# r/programming banned LLM posts. 6.9 million devs just exhaled.

> Source: <https://dev.to/adioof/rprogramming-banned-llm-posts-69-million-devs-just-exhaled-3cnk>
> Published: 2026-06-27 13:10:19+00:00

The biggest programming subreddit just temporarily banned all LLM-related posts. 6.9 million developers didn't protest. They *thanked the mods*.

The reaction speaks for itself.

The moderators were direct about it. They mentioned the volume, the quality collapse, and their own exhaustion as reasons. Every other post had become “I asked ChatGPT to build X” or “Why AI will replace your job in 18 months.”

The comments were full of repeating the same things over and over. Nobody was learning anything new. They were just stuck.

This is the statistic that I can't get out of my head: **84% of developers are using or intending to use AI tools, while only 3% have a high level of trust in the results.**

Read that again. We're all using the thing. Almost none of us believe it. That's not adoption — that's compulsion.

The content flooding the programming communities followed a similar pattern:

→ Hot take about AI replacing developers

→ Tutorial that's basically "paste this into ChatGPT"

→ Thought piece predicting the future with zero evidence

→ Repeat, daily, forever

None of it served a *purpose*. It was information on information on information. A snake eating its own tail while writing a blog post about it.

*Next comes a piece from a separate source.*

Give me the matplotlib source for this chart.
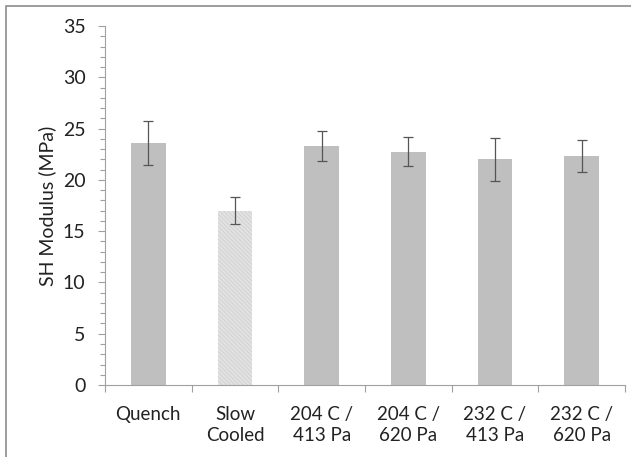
import numpy as np
import matplotlib
matplotlib.use("Agg")
import matplotlib.pyplot as plt
from matplotlib.patches import Rectangle
from matplotlib.ticker import MultipleLocator, FixedLocator

plt.rcParams["font.family"] = ["Lato", "DejaVu Sans"]
plt.rcParams["hatch.linewidth"] = 0.5

# SH modulus per processing condition
categories = ["Quench", "Slow\nCooled", "204 C /\n413 Pa", "204 C /\n620 Pa",
              "232 C /\n413 Pa", "232 C /\n620 Pa"]
modulus = [23.6, 17.0, 23.3, 22.75, 22.0, 22.35]
modulus_err = [2.15, 1.3, 1.5, 1.4, 2.1, 1.55]

fig = plt.figure(figsize=(6.31, 4.57), dpi=100)
ax = fig.add_axes([0.1664, 0.1575, 0.8241, 0.7855])

x = np.arange(len(categories))
bars = ax.bar(x, modulus, width=0.4, color="#bfbfbf", zorder=2)
# slow cooled sample drawn with a light, fine hatched fill
bars[1].set_facecolor("#e2e2e2")
bars[1].set_hatch("\\\\\\\\\\\\\\\\")
bars[1].set_edgecolor("#cdcdcd")
bars[1].set_linewidth(0)

ax.errorbar(x, modulus, yerr=modulus_err, fmt="none", ecolor="#555555",
            elinewidth=0.9, capsize=3.5, capthick=0.9, zorder=3)

ax.set_xlim(-0.5, len(categories) - 0.5)
ax.set_ylim(0, 35)
ax.yaxis.set_major_locator(MultipleLocator(5))
ax.yaxis.set_minor_locator(MultipleLocator(1))
ax.set_xticks(x)
ax.set_xticklabels(categories, fontsize=13.5, color="#222222", linespacing=1.3)
ax.xaxis.set_minor_locator(FixedLocator(np.arange(-0.5, len(categories), 1.0)))
ax.tick_params(axis="x", which="major", length=0, pad=15)
ax.tick_params(axis="x", which="minor", length=5, color="#a0a0a0", width=0.8)
ax.tick_params(axis="y", which="major", length=5, color="#a0a0a0", width=0.8,
               labelsize=14, labelcolor="#222222", pad=9)
ax.tick_params(axis="y", which="minor", length=3.5, color="#a0a0a0", width=0.8)

for s in ["top", "right"]:
    ax.spines[s].set_visible(False)
for s in ["left", "bottom"]:
    ax.spines[s].set_color("#a0a0a0")
    ax.spines[s].set_linewidth(0.8)

ax.set_ylabel("SH Modulus (MPa)", fontsize=14, color="#222222", labelpad=5)

# chart area outline
fig.patches.append(Rectangle((6 / 631, -0.2), 1.2, 1 - 6 / 457 + 0.2,
                             transform=fig.transFigure, fill=False,
                             edgecolor="#8c8c8c", linewidth=1.2))

fig.savefig("out.png", dpi=100)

For some individuals, this is being presented as resistance to progress. "You can't just ignore AI!" Sure. You also can't ignore a fire alarm, but you don't want it going off every thirty seconds when there's no fire.

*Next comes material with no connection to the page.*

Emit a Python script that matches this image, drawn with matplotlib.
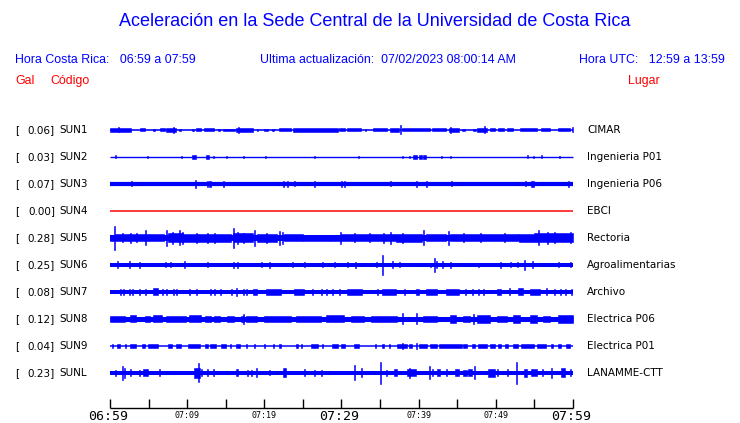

The signal-to-noise ratio became so low that real programming discussions – algorithms, performance, debugging stories – were being drowned in a sea of AI hype. The ban is not about sticking our heads in the sand. It’s about trying to keep a space where people still talk about code.

Think about it. When's the last time you read an AI-in-programming post and genuinely changed how you work? Not felt vaguely anxious. Not bookmarked it and never returned. Actually *changed something*.

AI content is easy to produce. It gets clicks. It triggers emotions — fear, excitement, outrage. That's a perfect storm for flooding any community.

At the same time, a well-thought-out post you write on database indexing strategies in hours will get a tiny fraction of the engagement. Something is broken in the system.

This is what happens when platforms optimize for volume over value. Those who provide real value disengage, while the noisy ones who may not contribute constructively stay. It's a vicious circle until drastic measures are taken. And eventually someone has to pull the emergency brake.

A 6.9-million-member community doesn't make this decision lightly. When they make such a decision, it is for a good reason:

→ **Developers are fatigued**, not excited, by the AI content cycle

→ **Quality still matters** more than hype to working programmers

→ **Community trust is fragile** — flood it with noise and people check out

I think we'll see more communities follow. Not because they're anti-AI, but because they're pro-signal. The developers who actually build things need spaces where "I shipped this" matters more than "AI will ship this for you someday." 🔧

The ban holds up a mirror. It shows what millions of developers have tried to say but couldn’t find the words for. “We’re tired of hearing about AI and would like to go back to our programming now.” The irony of my writing that in an AI-adjacent post is not lost on me. But sometimes you just need to identify what it is to be able to turn the damn thing off.